With De la Rosa in at Jaguar Luciano Burti will makes his debut then this weekend for the Prost-Acer team replacing Argentine driver Gaston Mazzacane. After signing for Alain Prost last week the Brazilian said that he didn't expect to be up to speed until the next GP in Austria. He noted after visiting the team's HQ: ''Today at the factory I was very impressed with Prost Grand Prix's structures and personnel. Now I look forward to the Barcelona Grand Prix, even though, being my first real time in the AP04, I will have a lot to learn. But starting from the next race in Austria (13th May), I hope to be competitive and perform to my best''.

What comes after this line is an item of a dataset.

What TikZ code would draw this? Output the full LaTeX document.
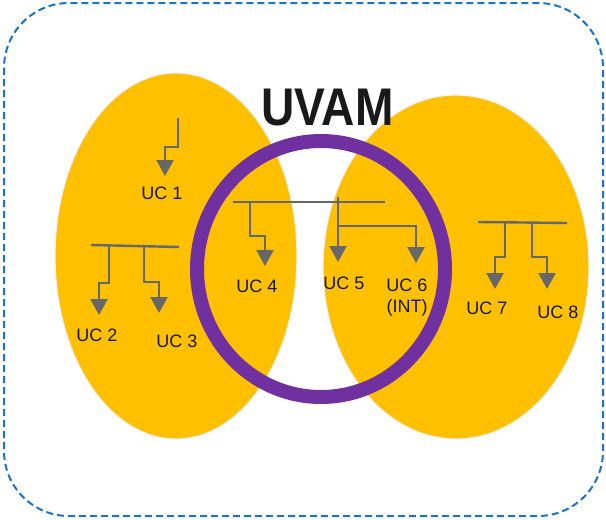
\documentclass[tikz,border=0pt]{standalone}
\usepackage{fontspec}
\setmainfont{Liberation Sans}
\usepackage{graphicx}
\usetikzlibrary{arrows.meta}
\definecolor{ucyellow}{HTML}{FFC000}
\definecolor{ucpurple}{HTML}{7030A0}
\definecolor{ucgray}{HTML}{676767}
\definecolor{ucblue}{HTML}{1B73C6}
\tikzset{
    bus/.style={ucgray,line width=2.4pt},
    feed/.style={ucgray,line width=2.4pt,-{Triangle[width=17pt,length=16pt]}},
    uclabel/.style={font=\fontsize{18}{21}\selectfont,text=black!90,inner sep=0pt,align=center},
    region/.style={fill=ucyellow,draw=black!6,line width=1.2pt},
}

\begin{document}
\begin{tikzpicture}[x=1pt,y=-1pt]
            \useasboundingbox (0,0) rectangle (606,520);
            \draw[ucblue,line width=2pt,dash pattern=on 7pt off 4pt,rounded corners=65pt] (4,3) rectangle (603,516);
            \draw[region] (176,256) ellipse[x radius=121,y radius=183];
            \draw[region] (456,267) ellipse[x radius=133,y radius=172];
            \draw[ucpurple,line width=14pt] (321,269) ellipse[x radius=124,y radius=128];
            \node[font=\bfseries\fontsize{53}{53}\selectfont,text=black!90,inner sep=0pt] (uvam) at (327.5,108) {\scalebox{0.87}[1]{UVAM}};
            \node[uclabel] (uc1) at (162,193) {UC 1};
            \node[uclabel] (uc2) at (97,335) {UC 2};
            \node[uclabel] (uc3) at (177,341) {UC 3};
            \node[uclabel] (uc4) at (257,286) {UC 4};
            \node[uclabel] (uc5) at (344,283) {UC 5};
            \node[uclabel] (uc6) at (407,298) {UC 6\\(INT)};
            \node[uclabel] (uc7) at (487,308) {UC 7};
            \node[uclabel] (uc8) at (558,312) {UC 8};
            \coordinate (tip1) at (165,176);
            \coordinate (tip2) at (99,315);
            \coordinate (tip3) at (159,313);
            \coordinate (tip4) at (265,266);
            \coordinate (tip5) at (338,262);
            \coordinate (tip6) at (416,263);
            \coordinate (tip7) at (495,289);
            \coordinate (tip8) at (547,289);
            \draw[bus] (91,245) -- (179,247);
            \draw[bus] (233,202) -- (385,202);
            \draw[bus] (478,222) -- (567,223);
            \draw[feed] (178,118) -- (178,147) -| (tip1);
            \draw[feed] (109,246) -- (109,283) -| (tip2);
            \draw[feed] (144,246) -- (144,282) -| (tip3);
            \draw[feed] (250,202) -- (250,236) -| (tip4);
            \draw[feed] (338,197) -- (tip5);
            \draw[feed] (338,226) -| (tip6);
            \draw[feed] (505,222) -- (505,257) -| (tip7);
            \draw[feed] (532,222) -- (532,257) -| (tip8);
        \end{tikzpicture}
\end{document}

Burti will have to get use to a new teammate and it will be interesting to see how he gets on with F1 veteran Jean Alesi. The Frenchman has already spoken out about the rule changes. He said: ''I can't say I'm for it. We're meant to be the best drivers in the world, but this ''aid'' will only be a performance leveller. Traction control on standard cars for your regular Tom, Dick or Harry - Ok. But in F1, no. It's stupid and besmirches F1's reputation a bit.''

Sauber this weekend go to Barcelona like all the other teams ready to use their traction control system for the first time (legally at least!). At last weeks tests in Mugello the Swiss outfit was along way of the times set by Ferrari - some one second adrift - and while that may not sound like much in F1 terms it is a life time. Lets just hope this wasn't a true reflection of the teams pace.

After testing on Thursday last week Kimi Raikkonen said: ''The poor weather today at least gave me a chance to try the traction control in dry and wet conditions. My first feeling is that it - TC - should improve the lap time of the car if it is correctly implemented, but that takes time to get fully used to.''

Sauber's Technical Director Willi Rampf added after completing the test: ''On this last of our programme we focused on further work on our traction control system, as well as tyre evaluation specifically for the Barcelona F1 Grand Prix and set-up of the chassis. We were also able to try our new power-steering system, which will be important for the forthcoming races of the F1 season. We were able to get some dry road running before it began to rain this afternoon.''

What of all the others? At Arrows the team tested solely at Vairano last week and while they may have made some improvements don't expect any big steps forward. Jos Verstappen and Enrique Bernoldi go to Barcelona with there eyes firmly placed on the sky - the hope of rain the only real factor that might see them finish in the points.

Bernoldi who has actually raced here before said he enjoys the challenges of the track. He added: ''For me this is a very good circuit. There is a good mixture of corners and lots of fast ones which I like. The return of traction control may bring the teams tighter together but all will be revealed at the weekend.''

As for Benetton and Minardi (yes - Benetton now have fallen this far) they both look to be in for a pretty normal weekend in that they will qualifying at the back of the field and look set to struggle in the race finishing - if they finish - two-three laps behind those at the front. Not exactly an exciting prospect for Jenson Button, Giancarlo Fisichella or Tarso Marques and Fernando Alonso but at least the latter two knew this was what to expect. Poor Button and Fisichella must be pulling their hair out.

So all in all we can look forward to another great Grand Prix this weekend with Ferrari, McLaren and Williams battling it out for the fifth win of the season. Of the rest expect Jordan, BAR and Sauber to contend for any points if any of the top three teams fall by the wayside and expect the rest to go around and pick up any remaining scraps.